The asterisk is just a repetition operator, but you need to tell it what you repeat. /*abc*/ matches a string containing ab and zero or more c's (because the second * is on the c; the first is meaningless because there's nothing for it to repeat). If you want to match anything, you need to say .* -- the dot means any character (within certain guidelines). If you want to just match abc, you could just say grep 'abc' myFile. For your more complex match, you need to use .* -- grep 'abc.*def' myFile will match a string that contains abc followed by def with something optionally in between.

Update based on a comment:

* in a regular expression is not exactly the same as * in the console. In the console, * is part of a glob construct, and just acts as a wildcard (for instance ls *.log will list all files that end in .log). However, in regular expressions, * is a modifier, meaning that it only applies to the character or group preceding it. If you want * in regular expressions to act as a wildcard, you need to use .* as previously mentioned -- the dot is a wildcard character, and the star, when modifying the dot, means find one or more dot; ie. find one or more of any character.

The dot character means match any character, so .* means zero or more occurrences of any character. You probably mean to use .* rather than just *.

Use grep -P - which enables support for Perl style regular expressions.

grep -P "abc.*def" myfile

The expression you tried, like those that work on the shell command line in Linux for instance, is called a "glob". Glob expressions are not full regular expressions, which is what grep uses to specify strings to look for. Here is (old, small) post about the differences. The glob expressions (as in "ls *") are interpreted by the shell itself.

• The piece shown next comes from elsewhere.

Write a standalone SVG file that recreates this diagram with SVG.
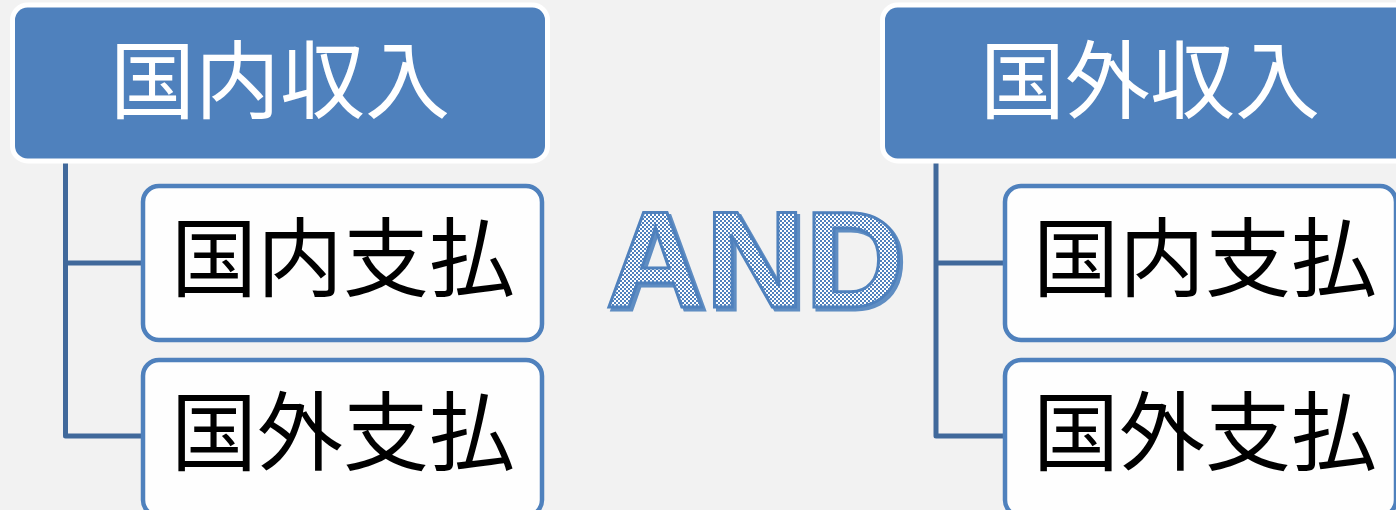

It's possible to translate from globs to REs, but you typically need to do so in your head.

You're not using regular expressions, so your grep variant of choice should be fgrep, which will behave as you expect it to.

This may be the answer you're looking for:

grep abc MyFile | grep def

Only thing is... it will output lines were "def" is before OR after "abc"

This worked for me:

grep ".*${expr}" - with double-quotes, preceded by the dot. Where ${expr} is whatever string you need in the end of the line.

So in your case:

grep ".*abc.*" myFile

Standard unix grep.

$ cat a.txt
123abcd456def798
123456def789
Abc456def798
123aaABc456DEF

* matches the preceding character zero or more times.

$ grep -i "abc*def" a.txt




$

It would match, for instance "abdef" or "abcdef" or "abcccccccccdef". But none of these are in the file, so no match.

. means "match any character" Together with *, .* means match any character any number of times.

$ grep -i "abc.*def" a.txt
123abcd456def798
Abc456def798
123aaABc456DEF

So we get matches. There are alot of online references about regular expressions, which is what is being used here.

I summarize other answers, and make these examples to understand how the regex and glob work.

There are three files

echo 'abc' > file1
echo '*abc' > file2
echo '*abcc' > file3

Now I execute the same commands for these 3 files, let's see what happen.

(1)

grep '*abc*' file1

As you said, this one return nothing. * wants to repeat something in front of it. For the first *, there is nothing in front of it to repeat, so the system recognize this * just a character *. Because the string in the file is abc, there is no * in the string, so you cannot find it. The second * after c means it repeat c 0 or more times.

(2)

grep '*abc*' file2

This one return *abc, because there is a * in the front, it matches the pattern *abc*.

(3)

grep '*abc*' file3

This one return *abcc because there is a * in the front and 2 c at the tail. so it matches the pattern *abc*

(4)

grep '.*abc.*' file1

This one return abc because .* indicate 0 or more repetition of any character.